Which brings me, sadly, to the thing arising from this election that most drags upon my spirit this morning. It appears that Proposition 8, which would ban same-sex marriage in California, is going to pass by a narrow margin. It is for this reason that I prefaced this long and much overdue entry with the point that Obama's win marks a climax in a long struggle but not the climax. Just as there will continue to be intolerance to people of African ancestry in places in America, even though one will be our next President, just so we should keep in mind that others will still be marginalized as well. Even though they lost the Presidential election of 2008, those small-minded busybodies determined to stick their noses in everyone else's crotches as a test for righteousness are still very much with us and they may very well win this victory, as short-lived as it is likely to turn out, on the West Coast of the United States. They are, and will continue to be, dedicated to a "culture war" in which our own culture makes war upon itself. They will continue to seek to do harm in the name of nothing more than personal belief and preference.
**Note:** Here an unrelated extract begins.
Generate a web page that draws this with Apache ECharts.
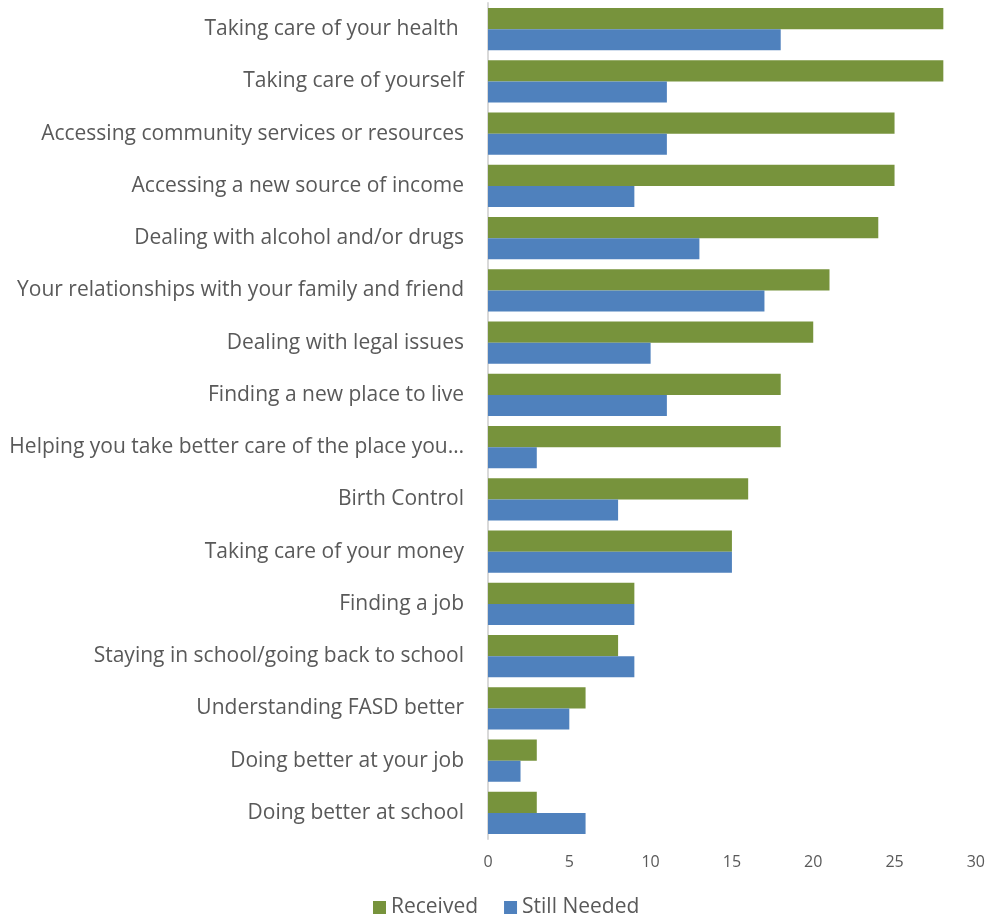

They will be with us, I am sorry to say, for many years to come.

It took nearly 400 years for people somewhat like the man we have just elected President to get the right to self-determination, the right to own property, the right to vote as a whole human being (and not just some fraction thereof), and to marry whomever they liked. It took generations to get to this point, and it took sacrifice and struggle and, yes, the deaths of some very good people brought about by some of the worst people who opposed them. This is the course, too, that gay equality advocates have faced. It was once a crime punishable by death to prefer sexual friction with a member of one's own gender. It is not so now. As long as there are people courageous enough to speak out, progress will continue and the tiny, malign minds will, in the end, be swept away by the current of human history once again.

The leather chaps are, of course, optional.